Ce sondage n’était pas censé être diffusé hors des murs de la Maison de la Radio à Lausanne. Mais lorsque la marmite bout, elle déborde. Et lorsque les résultats d’une enquête de satisfaction interne et indépendante sont mauvais, ils fuitent. Et finissent parfois sur la table au centre de l’open space des bureaux de Blick.
Mauvaises, les conclusions de ce sondage — considéré comme significatif et représentatif — mené auprès des journalistes radio couvrant l’actualité pour la RTS et des assistants de production le sont assurément. Un mal-être indéniable existe au sein des équipes.
Par exemple, moins de la moitié des 64 répondants (sur 115, soit 56%) — interrogés en novembre 2021 — apprécient l’ambiance à la rédaction. Et près de deux tiers sont mécontents de la collaboration avec la rédaction en chef. Une nuance toutefois, avant de plonger plus profond dans les données: malgré tout, 80% des sondés disent être assez (60%) ou très satisfaits (20%) de leur travail en général.
La rédaction en chef dans le viseur
Comment comprendre ces chiffres? Y a-t-il le feu à RTS La Première? Contactée, l'autrice externe du rapport, mandatée par la communauté des journalistes de l’info (CDI), ne commente pas. Mais plusieurs actuels et anciens employés ont accepté de se confier à Blick, sous couvert d’anonymat.

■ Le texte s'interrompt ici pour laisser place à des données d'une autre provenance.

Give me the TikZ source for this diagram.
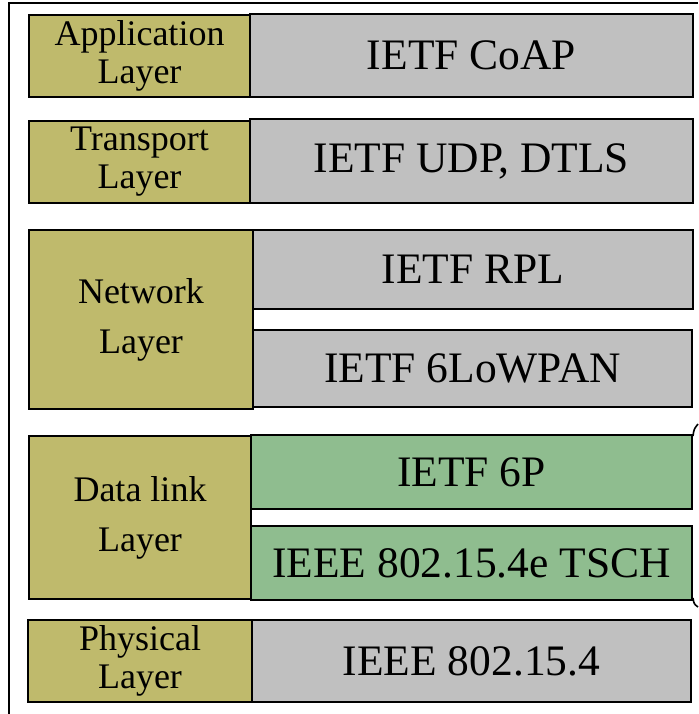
\documentclass[tikz,border=0pt]{standalone}
\usepackage{fontspec}
\setmainfont{Liberation Serif}
\definecolor{olivebox}{RGB}{191,186,108}
\definecolor{graybox}{RGB}{192,192,192}
\definecolor{greenbox}{RGB}{143,189,143}
\tikzset{
  box/.style={draw=black, line width=2.4pt, inner sep=0pt, align=center, text=black},
  lay/.style={box, fill=olivebox, font=\fontsize{36}{38}\selectfont},
  laywide/.style={box, fill=olivebox, font=\fontsize{36}{50}\selectfont},
  prot/.style={box, fill=graybox, font=\fontsize{43.5}{48}\selectfont},
  protg/.style={box, fill=greenbox, font=\fontsize{43.5}{48}\selectfont},
}
\begin{document}
\begin{tikzpicture}[x=1pt, y=-1pt]
\useasboundingbox (0,0) rectangle (698,714);
% outer frame (partly cropped)
\draw[line width=2pt] (9,714) -- (9,3) -- (698,3);
\draw[line width=1.6pt] (693,436) .. controls (694,429) .. (698,424);
\draw[line width=1.6pt] (693,598) .. controls (694,604) .. (698,607);
% Application
\node[prot, minimum width=443, minimum height=83] (coap) at (471.5,55.5) {IETF CoAP};
\node[lay, minimum width=221, minimum height=82] (app) at (139.5,56) {Application\\Layer};
% Transport
\node[prot, minimum width=443, minimum height=84] (udp) at (471.5,161) {IETF UDP, DTLS};
\node[lay, minimum width=221, minimum height=82] (trans) at (139.5,162) {Transport\\Layer};
% Network
\node[prot, minimum width=440, minimum height=79] (rpl) at (473,269.5) {IETF RPL};
\node[prot, minimum width=439, minimum height=77] (lowpan) at (472.5,368.5) {IETF 6LoWPAN};
\node[laywide, minimum width=224, minimum height=179] (net) at (141,319.5) {Network\\Layer};
% Data link
\node[protg, minimum width=441, minimum height=74] (sixp) at (471.5,472) {IETF 6P};
\node[protg, minimum width=441, minimum height=74] (tsch) at (471.5,563) {IEEE 802.15.4e TSCH};
\node[laywide, minimum width=222, minimum height=163] (dl) at (140,517.5) {Data link\\Layer};
% Physical
\node[prot, minimum width=439, minimum height=82] (phyp) at (471.5,661) {IEEE 802.15.4};
\node[lay, minimum width=224, minimum height=82] (phy) at (140,661) {Physical\\Layer};
\end{tikzpicture}
\end{document}
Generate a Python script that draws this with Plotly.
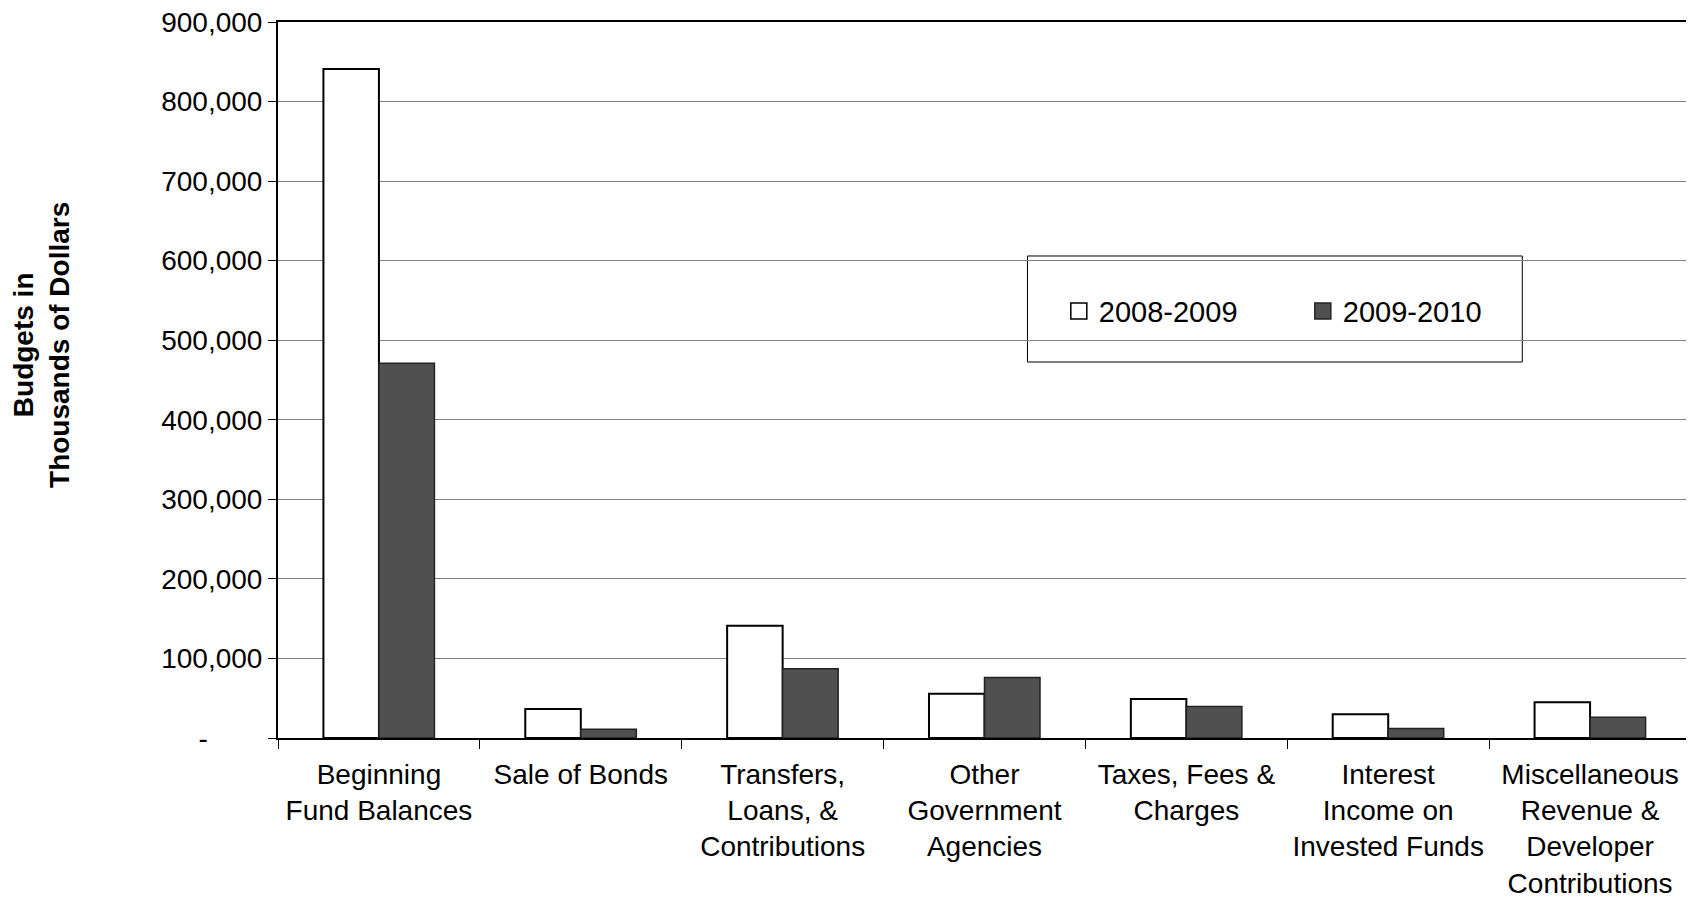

«L’analyse relève d’abord notre amour du métier, notre passion et notre engagement, souligne ce premier témoin. Côté points négatifs, un épuisement des collaborateurs ressort aussi: ces dernières années, nous avons perdu 10% de nos effectifs sans que la charge de travail ne baisse réellement. Et puis, nous sortons de deux ans de pandémie.» Mais, pour lui comme pour nos autres interlocuteurs, le point central est ailleurs. «Pour l’enquêtrice, c’est surtout le manque de leadership de la rédaction en chef (ndlr: composée de cinq personnes) et l’absence d’une ligne claire qui sont pointés du doigt. Nous sommes laissés à nous-mêmes.» En d’autres termes, «nous avons perdu notre boussole et il n’y a plus de capitaine derrière le micro de la radio romande».
En clair, selon nos sources, la hiérarchie «s’implique peu dans l’éditorial et le choix des sujets», «est souvent absente physiquement», «ne tranche pas lorsqu’il y a un conflit ou une décision à prendre». Ou encore, «le système de management est trop horizontal aujourd’hui».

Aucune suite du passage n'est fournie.